In remembrance in Oklahoma City
OKLAHOMA CITY — When I learned that Friday was the 24th anniversary of the bombing, I made a mental note to visit the Oklahoma City National Memorial & Museum.
I didn't think, however, that I would be writing a column on the experience.
But I was moved by the exhibit, by the hundreds of people who came through during the 90 minutes I was there, by the resilience the citizens of Oklahoma City have shown in the 24 years since the tragedy.
The memorial and museum are built on the site where the bombing occurred, where the Alfred P. Murrah Federal Building once stood, where the lives of 168 innocent victims were lost to the villainous act of a deranged psychopath.
(It surprised me that the killer's name is mentioned so freely in video and exhibits during the interactive, unguided tour, though I understand the necessity. His name won't be used here.)
The memorial yard was peaceful and beautiful on a sunny, breezy afternoon. By the gated entrance is a fence that once enclosed the crime scene, but now is decorated by visitors who have left various items in honor of the victims.
In the grassy area inside, many people brought flowers, wreaths and other items to place on the stone markers of the deceased. There is a reflecting pool, a children's plaza with a wall of hand-painted tiles from children throughout the world, and a survivor wall, commemorating the names of more than 600 people — many injured in the blast — who were in the area when it occurred.
I stood in line for 15 minutes to get into the museum, which was dedicated and opened in 2001. There are photos and videos and interactive screens and many remnants of destruction from that awful spring day in 1995. It's hard to believe one bomb — even one weighing 7,000 pounds when detonated — actually shattered glass in windows across a 10-mile radius.
It was a solemn, somber atmosphere inside the museum. There were people of all ages, races and colors, brought together to observe the anniversary of this unspeakable act against mankind. There were plenty of children with their parents, and even the little ones seemed to sense this was a place to keep quiet.

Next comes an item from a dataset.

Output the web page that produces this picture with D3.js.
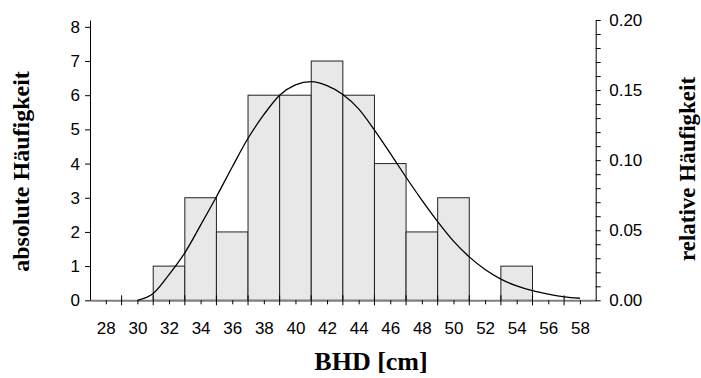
<!DOCTYPE html>
<html>
<head>
<meta charset="utf-8">
<script src="https://cdn.jsdelivr.net/npm/d3@7"></script>
<style>
  body { margin: 0; background: #fff; }
  .tick text { font-family: "Liberation Sans", Arial, sans-serif; font-size: 17px; fill: #000; }
  .title { font-family: "Liberation Serif", "Times New Roman", serif; font-weight: bold; }
</style>
</head>
<body>
<script>
// class midpoints (cm) and absolute counts
const classMid = [32, 34, 36, 38, 40, 42, 44, 46, 48, 50, 52, 54];
const counts   = [1, 3, 2, 6, 6, 7, 6, 4, 2, 3, 0, 1];
const classWidth = 2;

// fitted curve (absolute frequency)
const curveX = [30, 31, 32, 33, 34, 35, 36, 37, 38, 39, 40, 41, 42, 43, 44,
                45, 46, 47, 48, 49, 50, 51, 52, 53, 54, 55, 56, 57, 58];
const curveY = [0.0, 0.2, 0.75, 1.39, 2.2, 3.03, 3.9, 4.74, 5.43, 6.0, 6.3, 6.4, 6.28, 6.02, 5.6,
                4.98, 4.3, 3.6, 2.93, 2.3, 1.73, 1.27, 0.9, 0.62, 0.42, 0.28, 0.18, 0.1, 0.06];

// tick labels
const xLabels = [28, 30, 32, 34, 36, 38, 40, 42, 44, 46, 48, 50, 52, 54, 56, 58];
const yLeftTicks = [0, 1, 2, 3, 4, 5, 6, 7, 8];
const yRightTicks = [0, 0.01, 0.02, 0.03, 0.04, 0.05, 0.06, 0.07, 0.08, 0.09, 0.1,
                     0.11, 0.12, 0.13, 0.14, 0.15, 0.16, 0.17, 0.18, 0.19, 0.2];

const n = d3.sum(counts);

const W = 701, H = 378;
const plotL = 90, plotR = 595.7, plotT = 20, plotB = 300.3;

const svg = d3.select("body").append("svg")
    .attr("width", W)
    .attr("height", H);

const x = d3.scaleLinear().domain([27, 59]).range([plotL, plotR]);
const yR = d3.scaleLinear().domain([0, 0.2]).range([plotB, plotT]);
const yL = d3.scaleLinear().domain([0, 0.2 * n]).range([plotB, plotT]);

// bars
const bins = classMid.map((m, i) => ({mid: m, c: counts[i]})).filter(d => d.c > 0);
svg.append("g").selectAll("rect")
  .data(bins)
  .enter()
  .append("rect")
    .attr("x", d => x(d.mid - classWidth / 2))
    .attr("y", d => yL(d.c))
    .attr("width", d => x(d.mid + classWidth / 2) - x(d.mid - classWidth / 2))
    .attr("height", d => yL(0) - yL(d.c))
    .attr("fill", "#e8e8e8")
    .attr("stroke", "#222")
    .attr("stroke-width", 1);

// x axis: minor ticks with labels at even values
const xAxis = svg.append("g")
  .attr("transform", `translate(0, ${plotB})`)
  .call(d3.axisBottom(x).tickValues(xLabels).tickSize(4).tickPadding(18).tickSizeOuter(0));
xAxis.select(".domain").attr("stroke", "#808080").attr("stroke-width", 2);
xAxis.selectAll(".tick line").attr("stroke", "#000");

// x axis: bar-edge ticks crossing the axis at odd values
const oddTicks = d3.range(29, 59, 2);
svg.append("g").selectAll("line")
  .data(oddTicks)
  .enter()
  .append("line")
    .attr("x1", d => x(d)).attr("x2", d => x(d))
    .attr("y1", plotB - 5).attr("y2", plotB + 5)
    .attr("stroke", "#000");

// left axis
const yAxisL = svg.append("g")
  .attr("transform", `translate(${plotL}, 0)`)
  .call(d3.axisLeft(yL).tickValues(yLeftTicks).tickSize(5).tickPadding(5).tickSizeOuter(0));
yAxisL.select(".domain").attr("stroke", "#000");

// right axis
const yAxisR = svg.append("g")
  .attr("transform", `translate(${plotR}, 0)`)
  .call(d3.axisRight(yR).tickValues(yRightTicks).tickSize(5).tickPadding(8.5).tickSizeOuter(0)
    .tickFormat(d => Math.round(d * 100) % 5 === 0 ? d3.format(".2f")(d) : ""));
yAxisR.select(".domain").attr("stroke", "#000");

// fitted curve
svg.append("path")
  .datum(curveX.map((v, i) => [v, curveY[i]]))
  .attr("fill", "none")
  .attr("stroke", "#000")
  .attr("stroke-width", 1.3)
  .attr("d", d3.line()
    .x(d => x(d[0]))
    .y(d => yL(d[1]))
    .curve(d3.curveMonotoneX));

// axis titles
svg.append("text")
  .attr("class", "title")
  .attr("transform", `translate(29, 171.5) rotate(-90)`)
  .attr("text-anchor", "middle")
  .style("font-size", "24px")
  .text("absolute Häufigkeit");

svg.append("text")
  .attr("class", "title")
  .attr("transform", `translate(695, 169) rotate(-90)`)
  .attr("text-anchor", "middle")
  .style("font-size", "23px")
  .text("relative Häufigkeit");

svg.append("text")
  .attr("class", "title")
  .attr("x", 371)
  .attr("y", 370)
  .attr("text-anchor", "middle")
  .style("font-size", "26px")
  .text("BHD [cm]");
</script>
</body>
</html>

On the back side of the museum is what is known as the "Survivor Tree," a now near-century-old American Elm that was decimated by the blast. It was almost chopped down in the weeks afterward to recover pieces of evidence that hung from its branches and trunk. Officials determined it should remain, and it has stood since, today looking healthy and serving as a symbol that the human spirit can rise above all evil.
I stood at the foot of the tree for a couple of moments and thought about the damage the bombing did, not just to buildings but to the psyche of the people of Oklahoma City, the families of the victims, and their innocence in all of this.
A woman with a camera around her neck joined me. She is a native of the city, born and raised, and told me of all the reconstruction that has occurred to the buildings in the area since then. It's impressive. Downtown Oklahoma City is growing and thriving, and the citizens have moved beyond the bombing, though they'll never forget.
In a few minutes I'll walk to Chesapeake Energy Arena to cover Game 3 of the first-round NBA playoff series between the Trail Blazers and the Oklahoma City Thunder. Many people take these games seriously. For the coaches, players and other personnel of the teams, it's their livelihood. For the fans who will watch in the arena or on television, it's a passion, or at least a diversion from the day-to-day pressures of the proverbial rat race.
It's not a bad idea, though, to step back for a moment. While we're talking about and debating the merits, or lack thereof, of Damian Lillard and Russell Westbrook and 3-point shooting and Steven Adams' blind-side picks, let's remember that basketball is only a game.
Scribes often use the phrase "live and die" to describe the devotion of some fans to their teams. The people of Oklahoma City understand the hyperbole. I'm reminded of that, too, after the visit to the National Memorial & Museum.